━━ Provided data

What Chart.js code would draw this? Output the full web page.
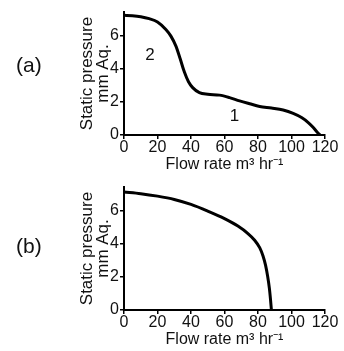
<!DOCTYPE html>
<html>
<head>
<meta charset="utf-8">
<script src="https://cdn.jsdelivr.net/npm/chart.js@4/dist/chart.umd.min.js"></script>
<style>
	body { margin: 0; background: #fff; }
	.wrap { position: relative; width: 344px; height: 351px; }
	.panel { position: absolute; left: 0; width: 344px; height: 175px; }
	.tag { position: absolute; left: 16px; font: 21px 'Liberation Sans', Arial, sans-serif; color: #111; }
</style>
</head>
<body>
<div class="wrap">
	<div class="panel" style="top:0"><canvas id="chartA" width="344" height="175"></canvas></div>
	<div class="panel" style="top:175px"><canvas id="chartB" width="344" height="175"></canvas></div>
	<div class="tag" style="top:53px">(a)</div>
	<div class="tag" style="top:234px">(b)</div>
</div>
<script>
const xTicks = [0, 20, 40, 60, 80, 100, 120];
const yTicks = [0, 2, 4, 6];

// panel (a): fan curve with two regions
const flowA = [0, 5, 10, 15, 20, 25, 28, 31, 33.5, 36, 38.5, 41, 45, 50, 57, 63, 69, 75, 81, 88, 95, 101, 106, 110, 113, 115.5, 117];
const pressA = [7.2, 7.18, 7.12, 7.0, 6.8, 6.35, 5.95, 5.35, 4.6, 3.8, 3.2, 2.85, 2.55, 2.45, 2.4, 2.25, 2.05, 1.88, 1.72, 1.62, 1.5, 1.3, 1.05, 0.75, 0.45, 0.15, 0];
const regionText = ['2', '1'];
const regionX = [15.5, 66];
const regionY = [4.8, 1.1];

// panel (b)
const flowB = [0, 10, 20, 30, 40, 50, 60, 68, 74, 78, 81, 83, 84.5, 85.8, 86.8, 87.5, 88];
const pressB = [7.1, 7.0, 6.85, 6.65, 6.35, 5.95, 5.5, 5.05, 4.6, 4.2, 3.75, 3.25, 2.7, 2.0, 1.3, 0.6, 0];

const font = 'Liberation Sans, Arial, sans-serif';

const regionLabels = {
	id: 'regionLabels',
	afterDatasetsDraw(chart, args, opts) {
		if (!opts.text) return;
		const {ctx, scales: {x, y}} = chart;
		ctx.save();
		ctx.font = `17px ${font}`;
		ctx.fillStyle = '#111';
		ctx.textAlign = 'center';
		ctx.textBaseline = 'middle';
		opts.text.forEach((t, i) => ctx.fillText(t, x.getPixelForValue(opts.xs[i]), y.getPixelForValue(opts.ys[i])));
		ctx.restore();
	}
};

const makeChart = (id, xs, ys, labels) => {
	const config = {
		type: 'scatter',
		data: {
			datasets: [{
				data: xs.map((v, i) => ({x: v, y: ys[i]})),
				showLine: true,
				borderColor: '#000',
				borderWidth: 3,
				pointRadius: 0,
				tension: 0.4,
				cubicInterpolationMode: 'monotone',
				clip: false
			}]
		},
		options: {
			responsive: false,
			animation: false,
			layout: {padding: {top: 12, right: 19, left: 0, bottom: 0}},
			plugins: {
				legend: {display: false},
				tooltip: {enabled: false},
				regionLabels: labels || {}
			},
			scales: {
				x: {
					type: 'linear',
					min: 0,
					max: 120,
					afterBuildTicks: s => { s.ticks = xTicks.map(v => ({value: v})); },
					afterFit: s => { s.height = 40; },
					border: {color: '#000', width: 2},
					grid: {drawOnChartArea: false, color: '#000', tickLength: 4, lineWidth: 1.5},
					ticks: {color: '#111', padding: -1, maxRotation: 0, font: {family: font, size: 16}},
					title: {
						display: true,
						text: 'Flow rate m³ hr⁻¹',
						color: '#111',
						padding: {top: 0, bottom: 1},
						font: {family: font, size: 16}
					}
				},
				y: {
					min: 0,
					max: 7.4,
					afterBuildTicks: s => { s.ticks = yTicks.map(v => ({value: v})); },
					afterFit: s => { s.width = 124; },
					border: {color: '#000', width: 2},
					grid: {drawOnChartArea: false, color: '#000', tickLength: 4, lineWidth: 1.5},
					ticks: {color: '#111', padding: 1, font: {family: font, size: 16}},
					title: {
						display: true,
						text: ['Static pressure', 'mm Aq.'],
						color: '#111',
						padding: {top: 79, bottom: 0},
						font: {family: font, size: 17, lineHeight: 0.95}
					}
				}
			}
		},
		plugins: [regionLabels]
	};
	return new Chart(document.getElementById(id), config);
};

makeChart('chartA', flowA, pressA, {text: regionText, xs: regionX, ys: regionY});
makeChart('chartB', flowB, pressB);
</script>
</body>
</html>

━━━━
━━ Provided data

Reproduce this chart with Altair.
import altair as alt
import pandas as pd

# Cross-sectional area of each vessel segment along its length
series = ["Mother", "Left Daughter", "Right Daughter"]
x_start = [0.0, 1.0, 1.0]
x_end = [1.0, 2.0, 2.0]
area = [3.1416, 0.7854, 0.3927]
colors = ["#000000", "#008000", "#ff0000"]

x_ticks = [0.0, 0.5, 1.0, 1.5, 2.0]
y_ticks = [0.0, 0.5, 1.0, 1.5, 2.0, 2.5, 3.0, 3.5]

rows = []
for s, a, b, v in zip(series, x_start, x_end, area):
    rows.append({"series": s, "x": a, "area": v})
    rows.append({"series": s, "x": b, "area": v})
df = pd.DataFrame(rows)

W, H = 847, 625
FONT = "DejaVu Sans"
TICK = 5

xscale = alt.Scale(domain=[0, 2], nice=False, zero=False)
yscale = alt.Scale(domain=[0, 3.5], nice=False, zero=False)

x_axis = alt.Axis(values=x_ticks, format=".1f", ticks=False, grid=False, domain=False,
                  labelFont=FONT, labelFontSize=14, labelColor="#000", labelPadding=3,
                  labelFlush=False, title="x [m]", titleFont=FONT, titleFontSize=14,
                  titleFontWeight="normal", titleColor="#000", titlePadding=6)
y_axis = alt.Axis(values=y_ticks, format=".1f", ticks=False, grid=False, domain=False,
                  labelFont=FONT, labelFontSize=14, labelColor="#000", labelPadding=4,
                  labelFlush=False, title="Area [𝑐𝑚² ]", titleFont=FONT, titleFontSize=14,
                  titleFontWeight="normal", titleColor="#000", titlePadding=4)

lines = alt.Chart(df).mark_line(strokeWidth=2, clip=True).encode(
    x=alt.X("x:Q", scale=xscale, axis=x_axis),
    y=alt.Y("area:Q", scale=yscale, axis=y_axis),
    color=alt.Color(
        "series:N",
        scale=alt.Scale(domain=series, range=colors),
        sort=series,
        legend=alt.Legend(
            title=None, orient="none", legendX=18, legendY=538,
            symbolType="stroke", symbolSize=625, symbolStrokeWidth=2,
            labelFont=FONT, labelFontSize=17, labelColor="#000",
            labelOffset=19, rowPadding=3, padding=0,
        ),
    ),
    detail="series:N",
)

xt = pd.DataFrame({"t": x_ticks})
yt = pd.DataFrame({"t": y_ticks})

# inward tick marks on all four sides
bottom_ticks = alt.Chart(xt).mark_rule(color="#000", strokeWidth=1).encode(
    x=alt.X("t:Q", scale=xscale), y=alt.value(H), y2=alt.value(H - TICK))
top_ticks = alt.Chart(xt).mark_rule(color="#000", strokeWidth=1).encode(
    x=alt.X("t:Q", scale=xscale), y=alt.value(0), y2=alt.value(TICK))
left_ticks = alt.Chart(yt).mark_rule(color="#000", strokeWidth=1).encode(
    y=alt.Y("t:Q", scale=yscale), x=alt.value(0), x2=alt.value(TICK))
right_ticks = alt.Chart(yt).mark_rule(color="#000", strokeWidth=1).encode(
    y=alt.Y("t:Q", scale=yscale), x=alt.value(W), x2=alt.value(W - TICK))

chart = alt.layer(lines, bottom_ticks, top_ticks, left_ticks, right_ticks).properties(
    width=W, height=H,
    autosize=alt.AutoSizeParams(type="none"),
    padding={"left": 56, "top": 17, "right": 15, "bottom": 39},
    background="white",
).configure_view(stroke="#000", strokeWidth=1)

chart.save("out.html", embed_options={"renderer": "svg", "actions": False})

━━━━

_What you are asked to do_
Pull out every line above that holds the word "this".

_Task response_
What Chart.js code would draw this? Output the full web page.
Reproduce this chart with Altair.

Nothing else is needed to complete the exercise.